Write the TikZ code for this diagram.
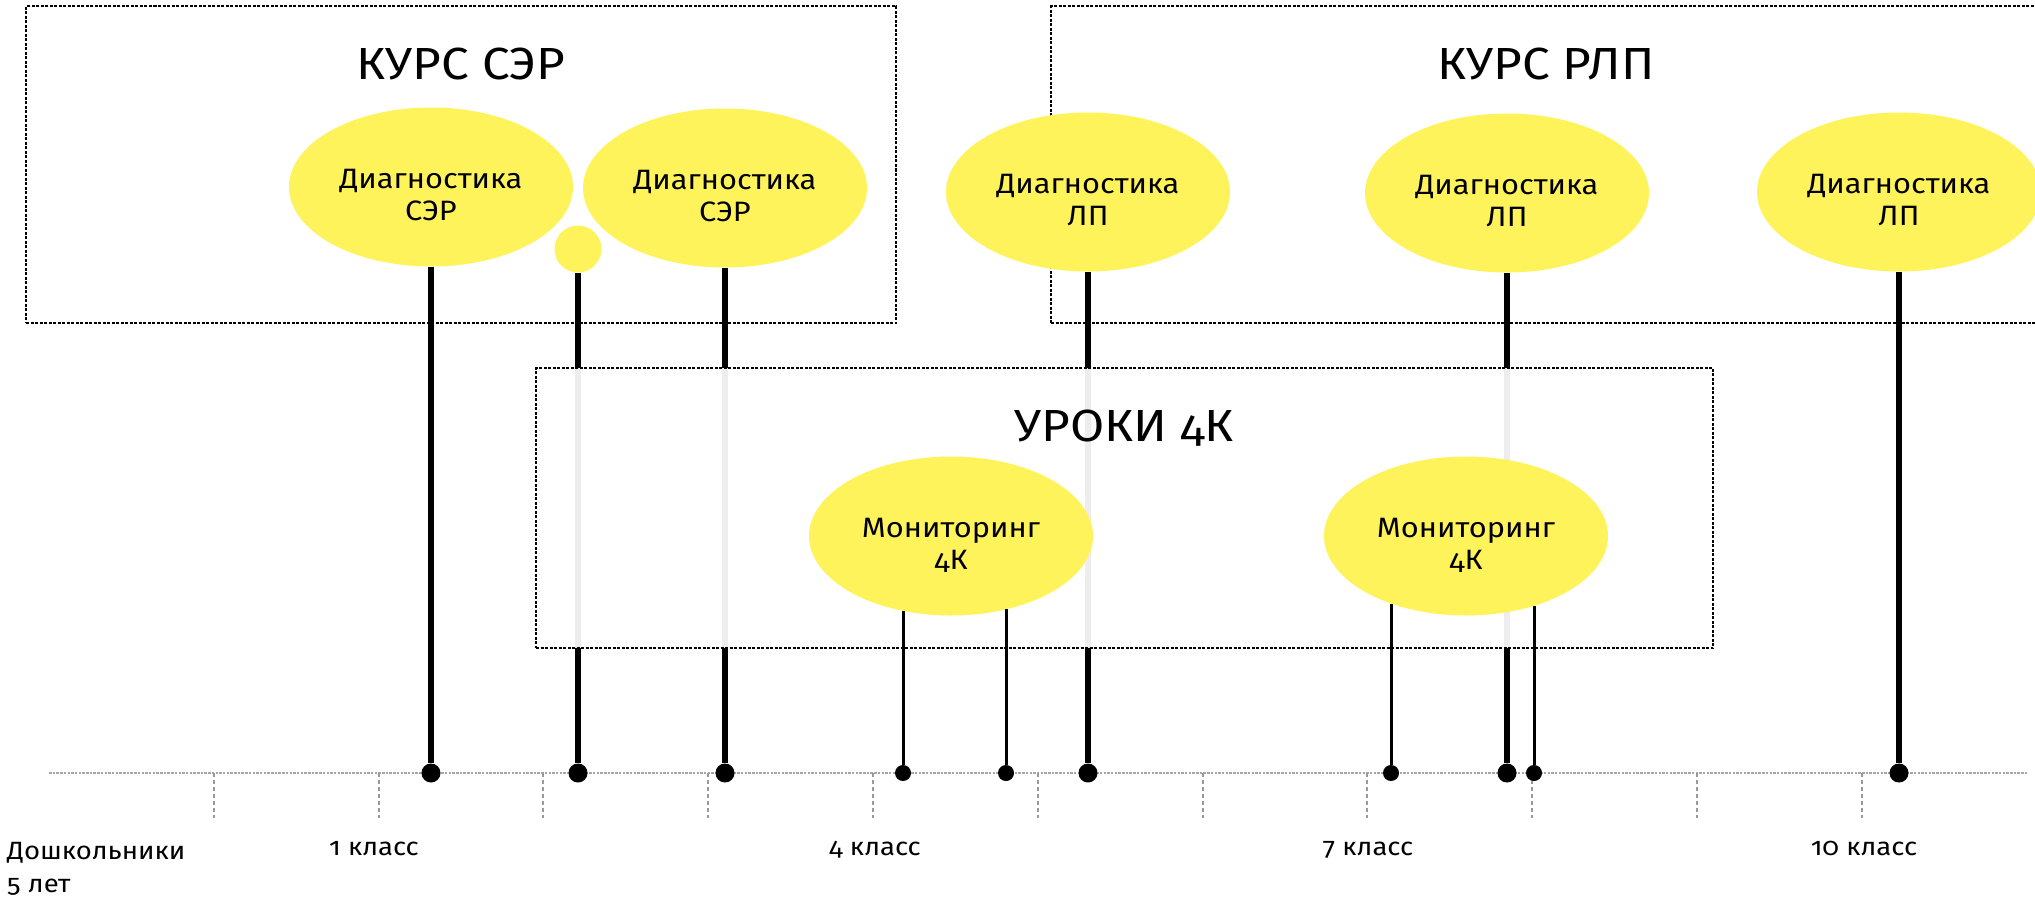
\documentclass[tikz,border=0pt]{standalone}
\usepackage{fontspec}
\setmainfont{Fira Sans}[Numbers=OldStyle, FakeStretch=1.1]
\usetikzlibrary{shapes.geometric}
\definecolor{lemon}{HTML}{FFF35C}
\newcommand\twolines[2]{\rule{0pt}{40pt}#1\\#2\rule[-6pt]{0pt}{6pt}}

\begin{document}
\begin{tikzpicture}
    [ x=1pt, y=-1pt,
        course/.style={rectangle, draw, line width=2pt, dash pattern=on 3pt off 1.5pt, inner sep=0pt},
        heading/.style={font=\fontsize{45}{50}\selectfont, anchor=base, inner sep=0pt},
        blob/.style={ellipse, fill=lemon, minimum width=284pt, minimum height=159pt, inner sep=0pt,
            align=center, font=\fontsize{28}{32}\selectfont},
        bud/.style={circle, fill=lemon, minimum size=47pt, inner sep=0pt},
        knob/.style={circle, fill=black, minimum size=19pt, inner sep=0pt},
        seed/.style={circle, fill=black, minimum size=16pt, inner sep=0pt},
        stalk/.style={line width=6.3pt},
        twig/.style={line width=3pt},
        axis/.style={line width=2.5pt, gray!70, dash pattern=on 2.5pt off 1.2pt},
        tick/.style={line width=2pt, gray!80, dash pattern=on 4pt off 3pt},
        stage/.style={font=\fontsize{25}{33}\selectfont, inner sep=0pt, anchor=base},
    ]

    \useasboundingbox (0,0) rectangle (2035,899);

    \coordinate (A) at (49,773);
    \coordinate (B) at (2027,773);
    \draw[axis] (A) -- (B);
    \foreach \k in {1,...,11}
        \draw[tick] ([xshift=164.8*\k]A) -- ++(0,45);

    \node
        [ course,
            minimum width=870pt,
            minimum height=316.5pt,
        ] (S) at (461,164.75) {};
    \node[heading] (ST) at ([yshift=-74.5pt]S.north) {КУРС СЭР};

    \node
        [ course,
            minimum width=990pt,
            minimum height=316.5pt,
        ] (R) at (1546,164.75) {};
    \node[heading] (RT) at ([yshift=-74.5pt]R.north) {КУРС РЛП};

    \node[blob] (S1) at (431,187) {\twolines{Диагностика}{СЭР}};
    \node[blob] (S2) at (725,188) {\twolines{Диагностика}{СЭР}};
    \node[bud] (S0) at (578,249) {};
    \node[blob] (R1) at (1088,192) {\twolines{Диагностика}{ЛП}};
    \node[blob] (R2) at (1507,193) {\twolines{Диагностика}{ЛП}};
    \node[blob] (R3) at (1899,192) {\twolines{Диагностика}{ЛП}};

    \foreach \n/\x in {S1/431, S0/578, S2/725, R1/1088, R2/1507, R3/1899}
    {
        \node[knob] (D\n) at (\x,773) {};
        \draw[stalk] (\n) -- (D\n);
    }

    \node
        [ course,
            fill=white,
            fill opacity=0.93,
            minimum width=1177pt,
            minimum height=280pt,
        ] (U) at (1124.5,508) {};
    \node[heading] (UT) at ([yshift=-74.5pt]U.north) {УРОКИ 4К};

    \node[blob] (U1) at (951,536) {\twolines{Мониторинг}{4К}};
    \node[blob] (U2) at (1466,536) {\twolines{Мониторинг}{4К}};

    \foreach \n/\x/\m/\a in {T1/903/U1/237, T2/1006/U1/307, T3/1391/U2/222, T4/1534/U2/314}
    {
        \node[seed] (\n) at (\x,773) {};
        \draw[twig] (\n) -- (\n |- \m.\a);
    }

    \node[stage, anchor=north west, align=left] (K0) at (7,842) {Дошкольники\\5 лет};
    \node[stage] (K1) at (374,855) {1 класс};
    \node[stage] (K2) at (875,855) {4 класс};
    \node[stage] (K3) at (1368,855) {7 класс};
    \node[stage] (K4) at (1864,855) {10 класс};

\end{tikzpicture}
\end{document}
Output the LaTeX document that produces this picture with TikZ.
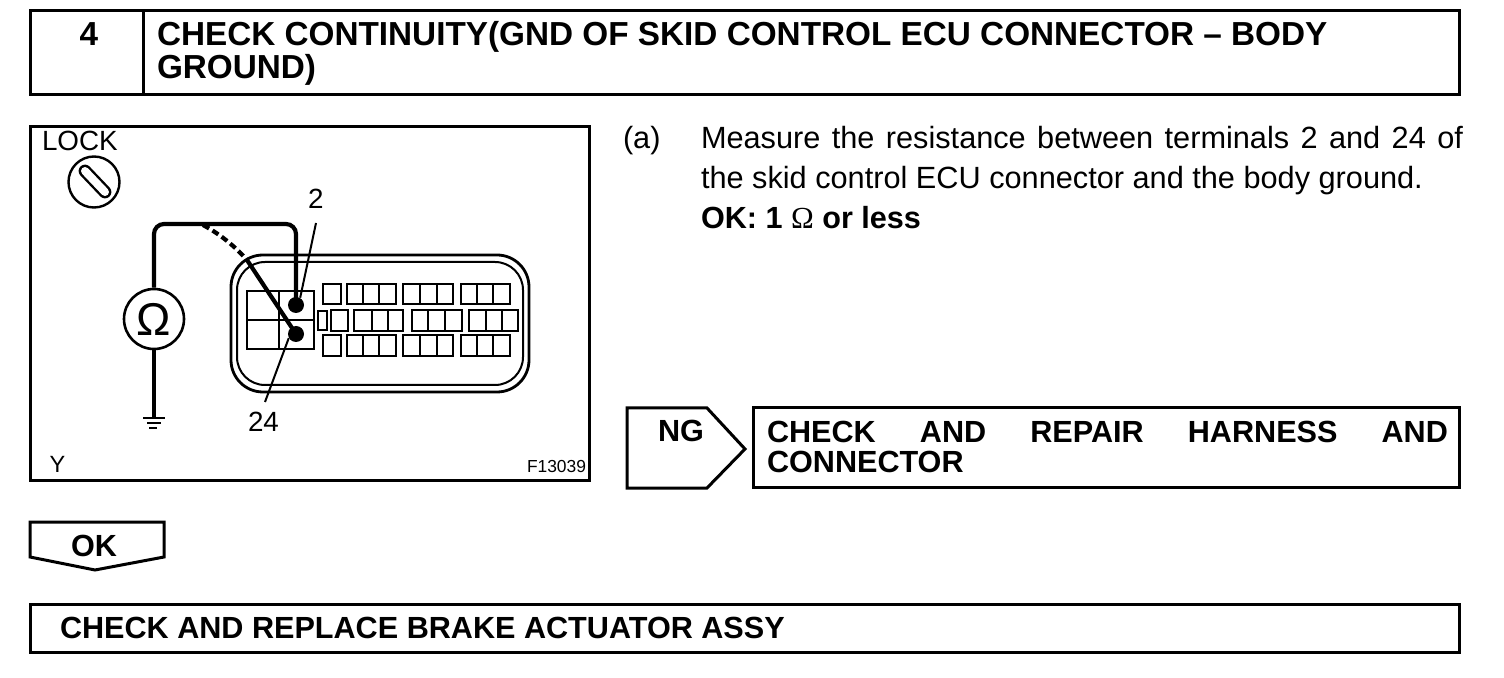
\documentclass[tikz,border=0pt]{standalone}
\usepackage{fontspec}
\setmainfont{Liberation Sans}
\newfontfamily\symfont{Liberation Serif}
\newdimen\pxu \pxu=0.5pt
\newcommand{\fs}[1]{\fontsize{#1\pxu}{#1\pxu}\selectfont}
\tikzset{
 frame/.style={draw,line width=3\pxu,inner sep=0pt,outer sep=0pt,anchor=north west},
 txt/.style={inner sep=0pt,outer sep=0pt,anchor=base west},
 head/.style={txt,font=\fs{33.3}\bfseries},
 body/.style={txt,font=\fs{30.7}},
 sub/.style={txt,font=\fs{30.6}\bfseries},
 small/.style={txt,font=\fs{27.8}},
 tiny/.style={txt,font=\fs{17.4}},
 cellbox/.style={draw,line width=2.4\pxu},
 wire/.style={line width=4.2\pxu},
 lead/.style={line width=2\pxu},
 dot/.style={circle,fill=black,inner sep=0pt,minimum size=16\pxu},
}
\begin{document}
\begin{tikzpicture}[x=\pxu,y=-\pxu]
\useasboundingbox (0,0) rectangle (1504,678);
% title
\node[frame,minimum width=1429\pxu,minimum height=84\pxu] (title) at (30,10.5) {};
\draw[line width=3\pxu] (143,10) -- (143,95);
\node[head] (num) at (79.5,46) {4};
\node[head] (t1) at (157,46) {CHECK CONTINUITY(GND OF SKID CONTROL ECU CONNECTOR – BODY};
\node[head] (t2) at (157,79) {GROUND)};
% figure frame
\node[frame,minimum width=559\pxu,minimum height=354\pxu] (fig) at (30,126.5) {};
\node[small] (lock) at (42,151) {LOCK};
\node[small,font=\fs{23.5}] (ly) at (49.5,473) {Y};
\node[tiny] (code) at (527,473) {F13039};
\node[small] (l2) at (308,209) {2};
\node[small] (l24) at (248,431) {24};
% key symbol
\node[circle,draw,line width=2.4\pxu,minimum size=51\pxu,inner sep=0pt] (key) at (94,182) {};
\draw[line width=2.4\pxu,double=white,double distance=8\pxu,line cap=round] (85,171) -- (105,192);
% connector shell
\draw[line width=2.8\pxu,rounded corners=32\pxu] (231,255) rectangle (529,392);
\draw[line width=2\pxu,rounded corners=28\pxu] (237,262) rectangle (523,385);
\draw[line width=2\pxu] (247,291) rectangle (279,349);
\draw[line width=2\pxu] (247,320) -- (279,320);
\draw[line width=2.6\pxu] (279,291) rectangle (314,349);
\draw[line width=2\pxu] (279,320) -- (314,320);
\foreach \a/\b in {323/341,347/363,363/379,379/396,403/420,420/437,437/453,461/477,477/493,493/510}{
 \draw[cellbox] (\a,284) rectangle (\b,304);
 \draw[cellbox] (\a,335) rectangle (\b,356);
}
\foreach \a/\b in {331/348,354/372,372/388,388/403,412/428,428/445,445/462,469/486,486/502,502/518}{
 \draw[cellbox] (\a,310) rectangle (\b,331);
}
\draw[cellbox] (318,311) rectangle (327,330);
% meter
\node[circle,draw,line width=2.6\pxu,fill=white,minimum size=60\pxu,inner sep=0pt,font=\fs{46}] (om) at (154,319) {Ω};
\node[dot] (d2) at (296,305) {};
\node[dot] (d24) at (296,334) {};
\coordinate (top) at (200,224);
\coordinate (gnd) at (154,418);
\coordinate (bend) at (247,260);
\coordinate (dstart) at (203,225);
\draw[wire,rounded corners=10\pxu] (om.north) -- (om.north |- top) -- (d2.center |- top) -- (d2.center);
\draw[wire] (om.south) -- (gnd);
\draw[line width=2.8\pxu] (143,418) -- (165,418);
\draw[line width=1.4\pxu] (147,423) -- (161,423);
\draw[line width=1.4\pxu] (149,428) -- (157,428);
\draw[wire,dash pattern=on 7\pxu off 4\pxu] (dstart) .. controls (216,232) and (232,243) .. (bend);
\draw[wire] (bend) -- (d24.center);
\coordinate (a2) at (316,223);
\coordinate (a24) at (265,402);
\draw[lead] (a2) -- (d2.60);
\draw[lead] (a24) -- (d24.210);
% text
\node[body] (a) at (623,149) {(a)};
\node[body] (p1) at (701,149) {\makebox[762\pxu][s]{Measure the resistance between terminals 2 and 24 of}};
\node[body] (p2) at (701,189) {the skid control ECU connector and the body ground.};
\node[sub] (p3) at (701,229) {OK: 1 {\symfont\mdseries Ω} or less};
% NG
\node[inner sep=0pt,outer sep=0pt] (ngtip) at (745,449) {};
\draw[line width=3\pxu,line join=miter] (627,408) -- (707,408) -- (ngtip.center) -- (707,488) -- (627,488) -- cycle;
\node[sub] (ng) at (658,442) {NG};
\node[frame,minimum width=706\pxu,minimum height=80\pxu] (ngbox) at (753.5,407.5) {};
\node[sub] (n1) at (767,443) {\makebox[681\pxu][s]{CHECK AND REPAIR HARNESS AND}};
\node[sub] (n2) at (767,473) {CONNECTOR};
% OK
\draw[line width=3\pxu] (30,522) -- (164,522) -- (164,557) -- (95,570) -- (30,557) -- cycle;
\node[sub] (ok) at (71,556) {OK};
\node[frame,minimum width=1429\pxu,minimum height=48\pxu] (final) at (30,604.5) {};
\node[sub] (f1) at (60,638) {CHECK AND REPLACE BRAKE ACTUATOR ASSY};
\end{tikzpicture}
\end{document}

---+---

DIRECTION: Only a number is wanted: how many lines of the material above hold "code"?

CORRECT RESULT: 2